薄目を開けると、私は色んな色の『はんてん』にすっぽりくるまれていた。
ここは六つ子の部屋だ。
私を部屋のすみに寝かせ、五人のお兄さんたちが話をしている。
私は暖かい『はんてん』にくるまれ目を閉じ、夢うつつで話を聞いた。
『結局、帰る、帰らないで、こんな騒ぎになったってことか』
『一松兄さん、女々しいにも程があるよね。松奈に、こっちにいてもらえるだけの甲斐性(かいしょう)がないってのを、認めたくないんだから』
『ニートだから仕方ないよ。しかも一松だし』
笑える話でもないのに笑い声。
『俺は明日も一松を探すから。見つけたらボコって連れ帰る。松奈には会わせない』
長男おそ松さんが仕切り出す。
『カラ松の方は?』
『デカパン博士からさっき連絡があった。装置の再起動準備は、予定通り進めてくれるそうだ。
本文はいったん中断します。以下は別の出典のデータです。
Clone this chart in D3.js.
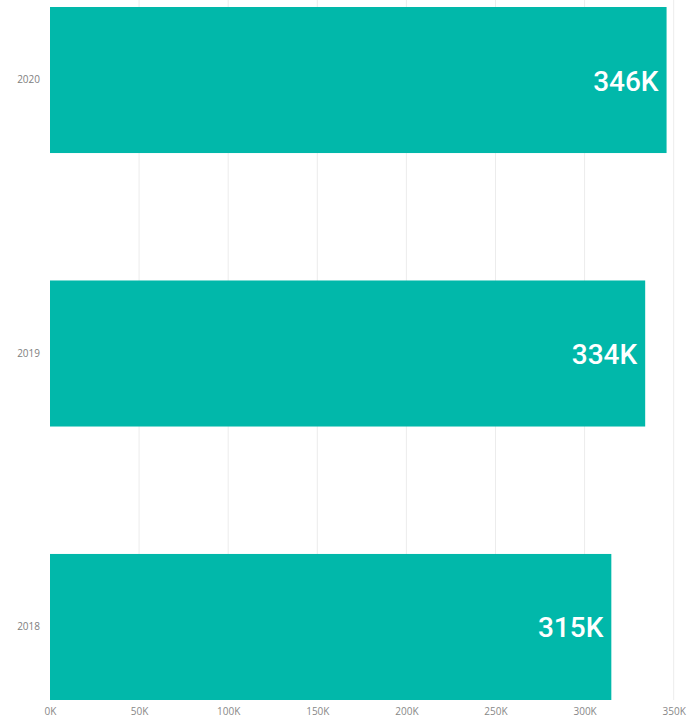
<!DOCTYPE html>
<html>
<head>
<meta charset="utf-8">
<script src="https://cdn.jsdelivr.net/npm/d3@7"></script>
<style>
  html, body { margin: 0; padding: 0; background: #fff; }
  svg { display: block; }
</style>
</head>
<body>
<svg id="chart" width="687" height="720"></svg>
<script>
// Yearly totals, top to bottom
const years = ["2020", "2019", "2018"];
const totals = [346000, 334000, 315000];
const tickValues = [0, 50000, 100000, 150000, 200000, 250000, 300000, 350000];

const svg = d3.select("#chart");
const margin = { left: 50, right: 13, top: 7, bottom: 20 };
const width = 687, height = 720;

const x = d3.scaleLinear()
  .domain([0, 350000])
  .range([margin.left, 673.7]);

const y = d3.scaleBand()
  .domain(years)
  .range([margin.top, height - margin.bottom])
  .paddingInner(0.466)
  .paddingOuter(0);

const fmt = v => Math.round(v / 1000) + "K";

// vertical gridlines
svg.append("g")
  .selectAll("line")
  .data(tickValues.slice(1))
  .join("line")
  .attr("x1", d => x(d)).attr("x2", d => x(d))
  .attr("y1", 0).attr("y2", height - margin.bottom)
  .attr("stroke", "#ececec")
  .attr("stroke-width", 1);

// bars
svg.append("g")
  .selectAll("rect")
  .data(years.map((yr, i) => ({ yr, v: totals[i] })))
  .join("rect")
  .attr("x", x(0))
  .attr("y", d => y(d.yr))
  .attr("width", d => x(d.v) - x(0))
  .attr("height", y.bandwidth())
  .attr("fill", "#01B8AA");

// value labels inside bar ends
svg.append("g")
  .selectAll("text")
  .data(years.map((yr, i) => ({ yr, v: totals[i] })))
  .join("text")
  .attr("x", d => x(d.v) - 8)
  .attr("y", d => y(d.yr) + y.bandwidth() / 2 + 1)
  .attr("text-anchor", "end")
  .attr("dominant-baseline", "central")
  .attr("fill", "#ffffff")
  .style("font-family", "Roboto, 'DejaVu Sans', sans-serif")
  .style("font-weight", "500")
  .style("font-size", "28px")
  .text(d => fmt(d.v));

// category axis
const yAxis = svg.append("g")
  .attr("transform", `translate(${margin.left},0)`)
  .call(d3.axisLeft(y).tickSize(0).tickPadding(10));
yAxis.select(".domain").remove();
yAxis.selectAll("text")
  .attr("dy", "0.32em")
  .attr("fill", "#808080")
  .style("font-family", "'Open Sans', 'Segoe UI', sans-serif")
  .style("font-size", "10px");

// value axis
const xAxis = svg.append("g")
  .attr("transform", `translate(0,${height - margin.bottom})`)
  .call(d3.axisBottom(x).tickValues(tickValues).tickFormat(fmt).tickSize(0).tickPadding(8));
xAxis.select(".domain").remove();
xAxis.selectAll("text")
  .attr("fill", "#888")
  .style("font-family", "'Open Sans', 'Segoe UI', sans-serif")
  .style("font-size", "10px");
</script>
</body>
</html>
松奈の傷をきれいに治す薬も、明日には作ってくれるらしい』
……!? 私の意識が一気に覚醒する。
デカパン博士、街に戻ってきてるの!?
『カラ松から聞いたときは驚いたよ。松奈も一言、俺たちに相談してくれれば良かったのに。そうしたら協力出来たし、こんなことにはならなかったのに』
とチョロ松さんの声。
『気を遣う子なんだ、仕方ないだろう』とカラ松さん。
『額が額だしなあ。とにかくこうなった以上、俺たちが責任を取って金を貯める。
んでもって松奈を、元の世界に帰す。いいな』
おそ松さんの声に了解、と弟たちが呼応した。
『じゃ、確認な。俺は明日も一松を探す。カラ松とチョロ松は何とか三百万を稼ぐ方法を探す。十四松は研究所の片付け。トド松は松奈についてろ』
了解、ともう一度弟たちが応えた。